The ruling party’s appeal and success must be recognised – they have governed with a majority since 2015, and received forty-four percent of the vote in the 2019 parliamentary election. President Duda’s re-election has consolidated nationalist power. Their assertion of betrayal on the part of the post-Solidarity politicians, however, is unfounded and conspiratorial. In fact, the course taken in 1989 seemed pragmatic, validated by Poland’s bloodless transition. This does not, however, nullify the qualms of the Polish population about the direction that the economy took post-1989; the Solidarity-led government, by pursuing the rapid marketisation underpinned by neoliberal dogma, failed to protect the Polish working class from the social ills inflicted.

By tapping into this disenchantment, the PiS are able to pursue specific political endeavours with their policy of lustration – that is, the vetting of those in high profile positions to cleanse public life of those who collaborated with the former regime. This allows the PiS and Jarosław Kaczyński, the leader of the party and de facto leader of Poland, to discredit opponents and settle personal disputes with accusations of past collusion with the communist regime. Immunity was not even granted to Solidarity’s leader, Lech Wałesa. A book written by leading Polish historians closely aligned to the government and Kaczyński’s political leadership asserted that Wałesa was a communist spy throughout the 1970s; Wałesa fervently denies this and considers it an attempt by Kaczyński to settle a personal dispute.

Zaspa, Gdańsk, Poland, shot on film by Tom Palmer.

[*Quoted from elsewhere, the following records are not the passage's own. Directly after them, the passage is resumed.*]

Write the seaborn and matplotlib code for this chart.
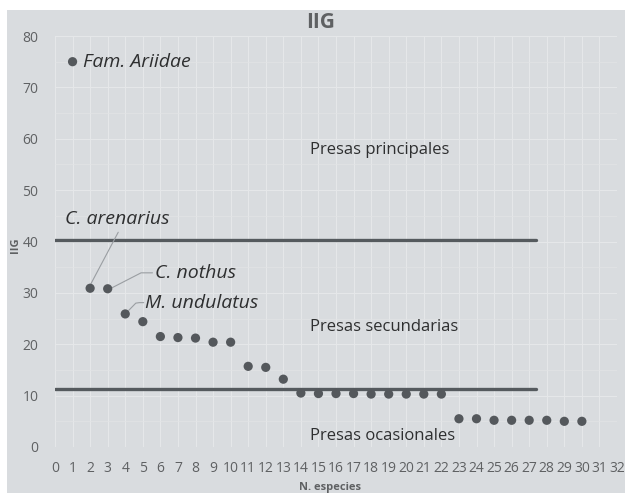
import matplotlib
matplotlib.use("Agg")
import matplotlib.pyplot as plt
import seaborn as sns
import pandas as pd
from matplotlib.patches import Rectangle

# Data
especies = list(range(1, 31))
iig = [75.0, 30.9, 30.8, 25.9, 24.4, 21.5, 21.3, 21.2, 20.4, 20.4,
       15.7, 15.5, 13.2, 10.5, 10.4, 10.4, 10.4, 10.3, 10.3, 10.3,
       10.3, 10.3, 5.5, 5.5, 5.2, 5.2, 5.2, 5.2, 5.0, 5.0]
umbral_principal = 40.3
umbral_ocasional = 11.3
umbral_xmax = 27.4
x_ticks = list(range(0, 33))
y_ticks = list(range(0, 81, 10))

df = pd.DataFrame({"N. especies": especies, "IIG": iig})

sns.set_theme(style="white")
plt.rcParams["font.family"] = ["Open Sans", "DejaVu Sans"]

BG = "#d9dcdf"
DARK = "#5f6163"
TXT = "#2e2f30"

fig = plt.figure(figsize=(6.25, 4.93), dpi=100, facecolor="white")
bgrect = Rectangle((7 / 625, 0), 1 - 7 / 625, 1 - 10 / 493,
                   transform=fig.transFigure, facecolor=BG,
                   edgecolor="none", zorder=-10)
fig.patches.append(bgrect)
ax = fig.add_axes([55 / 625, 1 - 447 / 493, (617 - 55) / 625, (447 - 36) / 493])
ax.set_zorder(1)
ax.set_facecolor(BG)

ax.set_xlim(0, 32)
ax.set_ylim(0, 80)
ax.set_xticks(x_ticks)
ax.set_yticks(y_ticks)
ax.set_yticks([5, 15, 25, 35, 45, 55, 65, 75], minor=True)
ax.grid(True, which="major", color="#e6e8ea", linewidth=0.7)
ax.grid(True, which="minor", axis="y", color="#e2e4e6", linewidth=0.5)
ax.set_axisbelow(True)
for s in ax.spines.values():
    s.set_visible(False)
ax.tick_params(axis="both", which="both", length=0, colors=DARK, labelsize=10)
ax.tick_params(axis="x", pad=10)
ax.tick_params(axis="y", pad=12)

# threshold lines
ax.plot([0, umbral_xmax], [umbral_principal, umbral_principal], color="#555a5e", lw=2.4, zorder=2)
ax.plot([0, umbral_xmax], [umbral_ocasional, umbral_ocasional], color="#555a5e", lw=2.4, zorder=2)

sns.scatterplot(data=df, x="N. especies", y="IIG", ax=ax, color="#54585c",
                s=44, edgecolor="none", zorder=3, legend=False)

ax.set_xlabel("N. especies", fontsize=8, color=DARK, fontweight="bold")
ax.set_ylabel("IIG", fontsize=8, color=DARK, fontweight="bold")
ax.xaxis.set_label_coords(0.49, -0.085)
ax.yaxis.set_label_coords(-0.06, 0.49)
ax.set_title("IIG", fontsize=15, fontweight="bold", color=DARK, pad=6)
ax.title.set_position((0.472, 1.0))

# category labels
ax.text(14.5, 57.8, "Presas principales", fontsize=12, color=TXT, va="center")
ax.text(14.5, 23.3, "Presas secundarias", fontsize=12, color=TXT, va="center")
ax.text(14.5, 2.1, "Presas ocasionales", fontsize=12, color=TXT, va="center")

# species annotations
ax.text(1.6, 75, "Fam. Ariidae", fontsize=14, style="italic", color=TXT, va="center")
ax.text(0.55, 44.4, "C. arenarius", fontsize=14, style="italic", color=TXT, va="center")
ax.text(5.7, 33.9, "C. nothus", fontsize=14, style="italic", color=TXT, va="center")
ax.text(5.1, 28.1, "M. undulatus", fontsize=14, style="italic", color=TXT, va="center")

lc = "#9a9ea2"
ax.plot([2.05, 3.6], [31.8, 41.8], color=lc, lw=0.8, zorder=2)
ax.plot([3.25, 4.9, 5.55], [31.0, 33.9, 33.9], color=lc, lw=0.8, zorder=2)
ax.plot([4.2, 4.6, 4.8, 5.05], [26.6, 28.0, 28.1, 28.1], color=lc, lw=0.8, zorder=2)

fig.savefig("out.png", dpi=100, facecolor="white")
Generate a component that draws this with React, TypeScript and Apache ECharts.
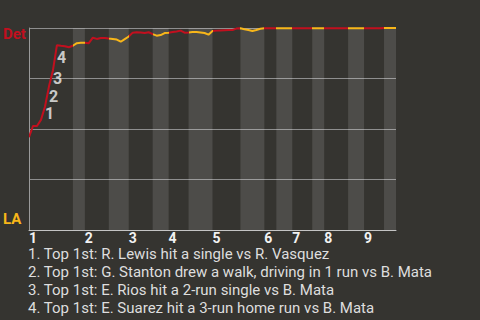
import React, { useEffect, useRef } from "react";
import * as echarts from "echarts";

// Play index (x) and Detroit win probability (y)
const plays = [
  0, 1, 2, 3, 4, 5, 6, 7, 8, 9, 10, 11, 12, 13, 14, 15, 16, 17, 18, 19, 20, 21, 22, 23, 24, 25,
  26, 27, 28, 29, 30, 31, 32, 33, 34, 35, 36, 37, 38, 39, 40, 41, 42, 43, 44, 45, 46, 47, 48, 49,
  50, 51, 52, 53, 54, 55, 56, 57, 58, 59, 62, 66, 71, 74, 80, 84, 88, 89, 92,
];
const winProb = [
  0.46, 0.515, 0.515, 0.545, 0.61, 0.71, 0.79, 0.915, 0.912, 0.91, 0.905, 0.912, 0.925, 0.927,
  0.927, 0.925, 0.952, 0.946, 0.95, 0.951, 0.948, 0.946, 0.943, 0.932, 0.945, 0.958, 0.977, 0.979,
  0.978, 0.975, 0.979, 0.97, 0.962, 0.965, 0.975, 0.977, 0.98, 0.983, 0.987, 0.977, 0.978, 0.98,
  0.98, 0.978, 0.975, 0.967, 0.985, 0.987, 0.988, 0.989, 0.99, 0.99, 0.997, 0.999, 0.994, 0.99,
  0.985, 0.99, 0.996, 0.999, 0.999, 0.999, 0.999, 0.999, 0.999, 0.999, 0.999, 1.0, 1.0,
];

// Half-inning starts (play index)
const topStarts = [0, 14, 25, 35, 46, 59, 66, 74, 84];
const bottomStarts = [11, 20, 31, 40, 53, 62, 71, 80, 89];
const lastPlay = 92;

// Annotated plays (index of the play that ends each annotated segment)
const annotatedPlays = [4, 5, 6, 7];
const notes = [
  "Top 1st: R. Lewis hit a single vs R. Vasquez",
  "Top 1st: G. Stanton drew a walk, driving in 1 run vs B. Mata",
  "Top 1st: E. Rios hit a 2-run single vs B. Mata",
  "Top 1st: E. Suarez hit a 3-run home run vs B. Mata",
];

const teamTop = "Det";
const teamBottom = "LA";

const RED = "#c20f1e";
const GOLD = "#f8b619";

export default function App() {
  const ref = useRef<HTMLDivElement>(null);

  useEffect(() => {
    if (!ref.current) return;
    const chart = echarts.init(ref.current, null, { renderer: "svg" });

    const lineData = plays.map((p, i) => [p, winProb[i]]);
    const pieces: any[] = [];
    topStarts.forEach((s, i) => {
      pieces.push({ gte: s, lt: bottomStarts[i], color: RED });
      pieces.push({ gte: bottomStarts[i], lt: i + 1 < topStarts.length ? topStarts[i + 1] : lastPlay + 1, color: GOLD });
    });
    const bands = bottomStarts.map((s, i) => [
      { xAxis: s },
      { xAxis: i + 1 < topStarts.length ? topStarts[i + 1] : lastPlay },
    ]);
    const annData = annotatedPlays.map((p, i) => {
      const k = plays.indexOf(p);
      return {
        value: [(plays[k - 1] + plays[k]) / 2, (winProb[k - 1] + winProb[k]) / 2],
        label: { formatter: String(i + 1) },
      };
    });

    chart.setOption({
      animation: false,
      backgroundColor: "#353430",
      textStyle: { fontFamily: "Roboto" },
      title: {
        text: notes.map((n, i) => `${i + 1}. ${n}`).join("\n"),
        left: 28,
        top: 245,
        padding: 0,
        textStyle: {
          color: "#dedede",
          fontSize: 15,
          fontWeight: "normal",
          lineHeight: 18,
          fontFamily: "Roboto",
        },
      },
      grid: { left: 28, right: 84, top: 28, bottom: 90 },
      xAxis: {
        type: "value",
        min: 0,
        max: lastPlay,
        axisLine: { show: true, lineStyle: { color: "#c4c4c4", width: 1 } },
        axisTick: { show: false },
        splitLine: { show: false },
        axisLabel: {
          customValues: topStarts,
          formatter: (v: number) => String(topStarts.indexOf(v) + 1),
          align: "left",
          color: "#f2f2f2",
          fontWeight: "bold",
          fontSize: 14,
          lineHeight: 10,
          margin: 3,
        },
      },
      yAxis: {
        type: "value",
        min: 0,
        max: 1,
        interval: 0.25,
        axisLine: { show: true, lineStyle: { color: "#9a9a9a", width: 1 } },
        axisTick: { show: false },
        splitLine: { lineStyle: { color: "#8e8e8e", width: 1 } },
        axisLabel: {
          align: "left",
          margin: 26,
          formatter: (v: number) =>
            v === 1 ? `{top|${teamTop}}` : v === 0 ? `{bot|${teamBottom}}` : "",
          rich: {
            top: { color: RED, fontWeight: "bold", fontSize: 15, padding: [12, 0, 0, 0] },
            bot: { color: GOLD, fontWeight: "bold", fontSize: 15, padding: [0, 0, 22, 0] },
          },
        },
      },
      visualMap: {
        type: "piecewise",
        show: false,
        dimension: 0,
        seriesIndex: 0,
        pieces,
      },
      series: [
        {
          type: "line",
          data: lineData,
          showSymbol: false,
          lineStyle: { width: 2 },
          z: 3,
          markArea: {
            silent: true,
            itemStyle: { color: "rgba(255,255,255,0.12)" },
            data: bands,
          },
        },
        {
          type: "scatter",
          data: annData,
          symbolSize: 0,
          z: 4,
          label: {
            show: true,
            position: "right",
            distance: 2,
            color: "#f2f2f2",
            fontWeight: "bold",
            fontSize: 16,
          },
        },
      ],
    });
    return () => chart.dispose();
  }, []);

  return (
    <div
      ref={ref}
      style={{ position: "absolute", left: 0, top: 0, width: 480, height: 320 }}
    />
  );
}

The experience of Solidarity throughout the 1980s is pertinent today. Poles are organising in opposition to the government’s anti-democratic reforms, forming the Committee for the Defence of Democracy (Komitet Obrony Demokracji, KOD) – an obvious attempt has been made to benefit from the legacy and name recognition of KOR, the organisation that preceded and assisted in the creation of Solidarity. Donald Tusk, the former Prime Minister of Poland and former President of the European Council, himself active in the 1980s opposition movement, has called on the population to use their Solidarity past to oppose the nationalist populism of the PiS. While the emergence of KOD reveals the continued salience to many Poles of their dissident past, the movement cannot be compared to Solidarity; far from inciting mass mobilisation, it is centred only in big cities, attracting older, better educated Poles. That said, Poland’s history of collective resistance remains significant; it renders the PiS unable to even contemplate state repression as a means of silencing opposition.

To veteran dissident Adam Michnik, Poland’s experience four decades ago incites a sense of trust in the Polish population. When the freedoms for which they fought are threatened, they will act.